4.5 Vie communautaire

L'implication des individus au sein de leur communauté et la participation à des activités communautaires sont généralement reconnues comme des dimensions de la vie en société qui contribuent à la création et au maintien de réseaux de soutien social. En outre, « [le] capital social (défini en termes généraux comme la participation aux réseaux sociaux) est de plus en plus considéré comme une composante clé du développement communautaire ou comme un aspect essentiel de la « capacité » d'une collectivité de se développer »7.

Les données de l'Enquête sur la vitalité des minorités de langue officielle (EVMLO) permettent de mesurer certaines dimensions de la participation des anglophones à la vie communautaire. Les statistiques concernant la participation à des activités de bénévolat, le fait d'être membre d'organismes communautaires ou de prodiguer des soins dans un contexte informel permettent en effet d'examiner dans quelle mesure les anglophones s'impliquent dans la vie associative et communautaire de leur milieu de vie.

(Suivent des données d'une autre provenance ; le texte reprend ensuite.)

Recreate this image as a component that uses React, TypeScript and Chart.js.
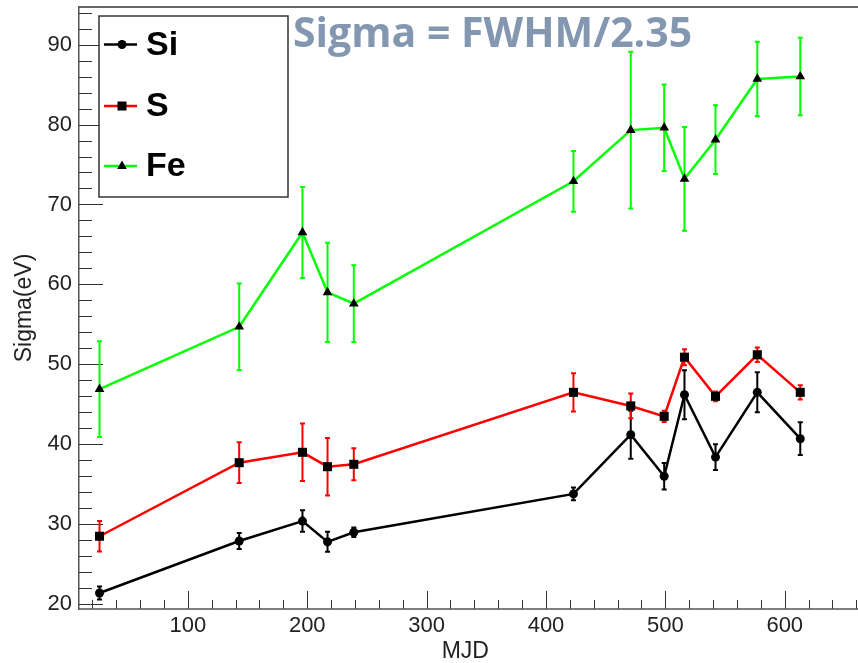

Les résultats de l'EVMLO révèlent qu'environ un quart des anglophones du Québec participent à l'une ou l'autre des activités pour lesquelles des données ont été recueillies dans cette enquête. Ainsi, ce sont 22 % des adultes anglophones qui ont déclaré avoir été membres d'un organisme, d'un réseau ou d'une association au cours des 12 derniers mois ayant précédé l'enquête alors que 24 % ont déclaré faire du bénévolat et 26 % ont fourni du soutien non rémunéré pour les activités de tous les jours à quelqu'un qui n'habitait pas dans leur ménage.

Plusieurs facteurs sociodémographiques et économiques influent sur la participation communautaire, notamment l'âge, la scolarité, le milieu de résidence, le statut socio-économique, etc. Toutefois, l'analyse de ces facteurs dépasse l'objectif du présent document.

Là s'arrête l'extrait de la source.